Sara Aton, M.D., is a U-M assistant professor of molecular, cellular and developmental biology who is doing groundbreaking research on amblyopia. Her investigation is considered so promising that she was awarded a $100,000 grant from research to Prevent Blindness. The funding comes from the Walt Disney family.
She earned a Ph.D. from Washington University in St. Louis, where she studied how the brain regulates the mammalian “biological clock.” She discovered that a neuropeptide called vasoactive intestinal polypeptide was responsible for maintaining harmony among the cells of the suprachiasmatic nucleus, leading to coordinated daily rhythms in behavior.

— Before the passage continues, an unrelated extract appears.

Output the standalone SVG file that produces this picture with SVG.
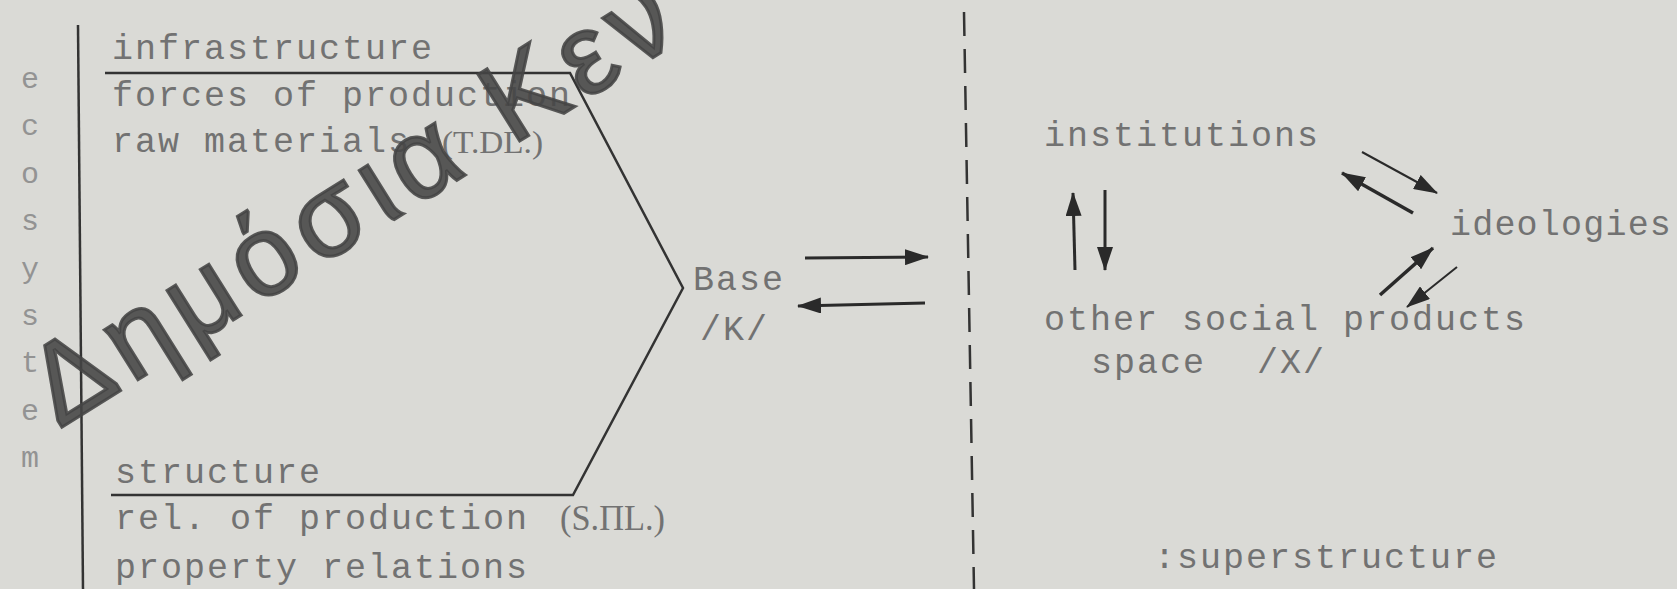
<svg xmlns="http://www.w3.org/2000/svg" width="1677" height="589" viewBox="0 0 1677 589">
<defs>
<marker id="ah" markerUnits="userSpaceOnUse" markerWidth="24" markerHeight="16" refX="23" refY="8" orient="auto">
<path d="M0,0 L24,8 L0,16 z" fill="#2a2a2a"/>
</marker>
<style>
.tw{font-family:"Liberation Mono","DejaVu Sans Mono",monospace;font-size:35px;letter-spacing:2px;fill:#727272}
.ab{font-family:"Liberation Serif",serif;fill:#727272}
.eco{font-family:"Liberation Mono",monospace;font-size:30px;fill:#939393;text-anchor:middle}
.ln{stroke:#333;stroke-width:2.5;fill:none}
.ar{stroke:#2a2a2a;fill:none;marker-end:url(#ah)}
</style>
</defs>
<rect width="1677" height="589" fill="#dadad6"/>
<g id="ecosystem">
<line class="ln" x1="78" y1="25" x2="83" y2="589"/>
<text class="eco" x="30" y="88">e</text>
<text class="eco" x="30" y="135">c</text>
<text class="eco" x="30" y="183">o</text>
<text class="eco" x="30" y="230">s</text>
<text class="eco" x="30" y="278">y</text>
<text class="eco" x="30" y="325">s</text>
<text class="eco" x="30" y="372">t</text>
<text class="eco" x="30" y="420">e</text>
<text class="eco" x="30" y="467">m</text>
</g>
<g id="base-block">
<polyline class="ln" points="105,73 570,73 683,288 573,495 111,495"/>
<text class="tw" x="112" y="59">infrastructure</text>
<text class="tw" x="112" y="106">forces of production</text>
<text class="tw" x="112" y="152">raw materials</text>
<text class="ab" x="442" y="153" font-size="32" textLength="101" lengthAdjust="spacingAndGlyphs">(T.DL.)</text>
<text class="tw" x="115" y="483">structure</text>
<text class="tw" x="115" y="529">rel. of production</text>
<text class="ab" x="560" y="530" font-size="36" textLength="105" lengthAdjust="spacingAndGlyphs">(S.ΠL.)</text>
<text class="tw" x="115" y="578">property relations</text>
</g>
<g id="base">
<text class="tw" x="693" y="290">Base</text>
<text class="tw" x="700" y="340">/K/</text>
</g>
<g id="institutions">
<text class="tw" x="1044" y="146">institutions</text>
</g>
<g id="ideologies">
<text class="tw" x="1450" y="235" style="letter-spacing:1.2px">ideologies</text>
</g>
<g id="other-social-products">
<text class="tw" x="1044" y="330">other social products</text>
<text class="tw" x="1091" y="373">space</text>
<text class="tw" x="1257" y="373">/X/</text>
</g>
<g id="superstructure">
<text class="tw" x="1154" y="568">:superstructure</text>
</g>
<g id="connectors">
<line x1="964" y1="12" x2="974" y2="589" stroke="#333" stroke-width="2.5" stroke-dasharray="24 13"/>
<line class="ar" stroke-width="3" x1="805" y1="258" x2="928" y2="257"/>
<line class="ar" stroke-width="3" x1="925" y1="303" x2="798" y2="306"/>
<line class="ar" stroke-width="3" x1="1075" y1="270" x2="1073" y2="193"/>
<line class="ar" stroke-width="3" x1="1105" y1="190" x2="1105" y2="270"/>
<line class="ar" stroke-width="2" x1="1362" y1="152" x2="1437" y2="193"/>
<line class="ar" stroke-width="3.5" x1="1413" y1="213" x2="1342" y2="173"/>
<line class="ar" stroke-width="3.5" x1="1380" y1="295" x2="1433" y2="248"/>
<line class="ar" stroke-width="2" x1="1457" y1="267" x2="1407" y2="307"/>
</g>
<g id="watermark">
<text x="59" y="429" transform="rotate(-32 59 429)" font-family="Liberation Sans, Arial, sans-serif" font-size="114" letter-spacing="9" fill="#444" fill-opacity="0.88" stroke="#444" stroke-opacity="0.88" stroke-width="3">Δημόσια Κεν</text>
</g>
</svg>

During post-doctoral research at the University of Pennsylvania, she began investigating the effects of sleep on the visual cortex. She used an experimental model of amblyopia developed decades ago. After the vision in one eye is blocked, and is later unblocked, that eye does not see properly. Neurons in the binocular zone of the visual cortex no longer respond to stimulation of the formerly occluded eye. This model mimics the process in young children who have amblyopia, or persistently reduced vision in a crossed eye, an eye with a large uncorrected refractive error, or an eye with congenital ptosis or cataract.
Dr. Aton has extended her studies at U-M, finding beneficial effects of sleep in promoting sight. The Disney-family funded award will allow her to build on her work.
She describes her research as “exciting but laborintensive.” From it, she hopes to provide insights into the amblyopic process and evidence to decide whether “taking a well-timed nap and patching the nonamblyopic eye is helpful in restoring sight.”